Suppose we have a new observation in the fruit dataset with scaled_mass = 0.5 and scaled_colour = 0.5.

Label this new data point in black on the scatterplot below.

Assign your new plot to an object called fruit_plot_new. Again, make sure to label your axes!

# Add this layer to the fruit_plot object and fill in the missing parts # geom_point(aes(x = ..., y = ...), color = "black", size = 2.5) # your code here fail() # No Answer - remove if you provide an answer fruit_plot_new
test_1.4()

Question 1.5
{points: 3}

Just by looking at the scatterplot, how would you classify this observation using K-nearest neighbours if you use K = 3? Explain how you arrived at your answer.

DOUBLE CLICK TO EDIT THIS CELL AND REPLACE THIS TEXT WITH YOUR ANSWER.

Question 1.6
{points: 1}

Now, let's use the caret package in R to predict fruit_name for another new observation. The new observation we are interested in has scaled_mass = -0.3 and scaled_color = -0.4. Use scaled_mass and scaled_color as the predictors/explanatory variables and choose K = 5.

To begin, split the fruit_data data frame into the predictors (name it X_train) and the class/outcome (name it Y_train).

# your code here fail() # No Answer - remove if you provide an answer head(X_train) head(Y_train)
test_1.6()

Question 1.7
{points: 1}

Specify K and create the K-nearest neighbour model object. Name it fruit_class.

# your code here fail() # No Answer - remove if you provide an answer print(fruit_class)
test_1.7()

Question 1.8
{points: 1}

Use the fruit_class model and the predict function to predict the class for the new fruit observation, where scaled_mass = -0.3 and scaled_color = -0.4. Save your prediction to an object named fruit_predicted.

#This is the new observation to predict new_fruit <- data.frame(scaled_color = -0.4, scaled_mass = -0.3) # your code here fail() # No Answer - remove if you provide an answer print(fruit_predicted)
test_1.8()

Question 1.9
{points: 3}

Revisiting fruit_plot and considering the prediction given by K-nearest neighbours above, do you think the classification model did a "good" job predicting? Could you have done/do better? Given what we know this far in the course, what might we want to do to help with tricky prediction cases such as this?

You can use the code below to visualize the observation whose label we just tried to predict

fruit_plot + geom_point(aes(x = -0.3, y = -0.4), color = "black", size = 2.5)

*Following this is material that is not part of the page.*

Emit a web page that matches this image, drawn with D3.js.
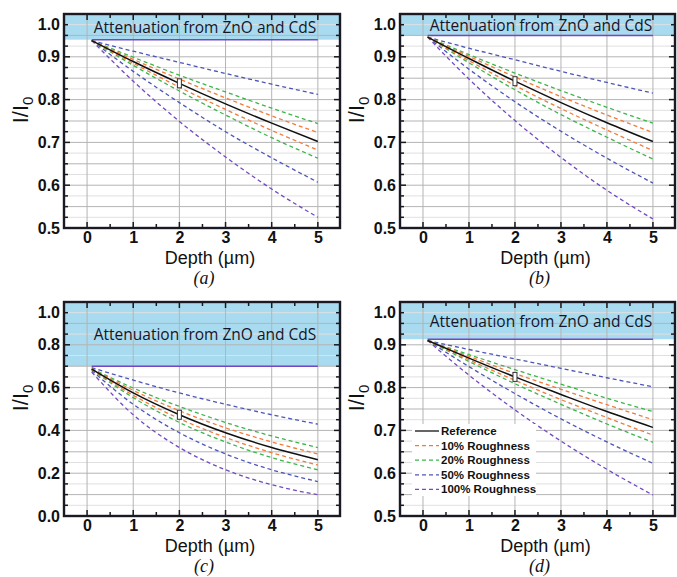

DOUBLE CLICK TO EDIT THIS CELL AND REPLACE THIS TEXT WITH YOUR ANSWER.

Question 1.10
{points: 3}

Now do K-nearest neighbours classification again with the same data set, same K, and same new observation. However, this time, let's use all the columns in the dataset as predictors (except for the categorical fruit_label, fruit_name, and fruit_subtype variables).

We have provided the new_fruit_all data.frame below, which encodes the predictors for our new observation. Your job is to use K-nearest neighbours to predict the class of this point.

#This is the new observation to predict new_fruit_all <- data.frame(scaled_mass = -0.3, scaled_width = -0.5, scaled_height = 1.0, scaled_color = -0.4) # your code here fail() # No Answer - remove if you provide an answer

Question 1.11
{points: 3}

Did your second classification on the same data set with the same K change the prediction? If so, why do you think this happened?

DOUBLE CLICK TO EDIT THIS CELL AND REPLACE THIS TEXT WITH YOUR ANSWER.

2. Wheat Seed Dataset

X-ray images can be used to analyze and sort seeds. In this data set, we have 7 measurements from x-ray images from 3 varieties of wheat seeds (Kama, Rosa and Canadian).

Question 2.0
{points: 3}

Let's use caret with this data to perform K-nearest neighbours to classify the wheat variety of a new seed we measure with the given observed measurements (from an x-ray image) shown below. Choose K = 5 to perform the classification.

The seven measurements were taken below for each wheat kernel:

  1. area A,

  2. perimeter P,

  3. compactness C = 4piA/P^2,

  4. length of kernel,

  5. width of kernel,

  6. asymmetry coefficient

  7. length of kernel groove.

The data set is available here: https://archive.ics.uci.edu/ml/machine-learning-databases/00236/seeds_dataset.txt. The last column in the data set is the variety label. The mapping for the numbers to varieties is listed below:

  • 1 == Kama

  • 2 == Rosa

  • 3 == Canadian

Hints:

  • colnames() can be used to specify the column names of a data frame.

  • the wheat variety column appears numerical, but you want it to be treated as categorical for this analysis, thus as.factor() might be helpful.

#This is the new observation to predict new_seed <- data.frame(area = 12.1, perimeter = 14.2, compactness = 0.9, length = 4.9, width = 2.8, asymmetry_coefficient = 3.0, groove_length = 5.1) # your code here fail() # No Answer - remove if you provide an answer

Question 2.1
{points: 3}

In 2-3 sentences, in your own words describe your findings from the classification task above.

DOUBLE CLICK TO EDIT THIS CELL AND REPLACE THIS TEXT WITH YOUR ANSWER.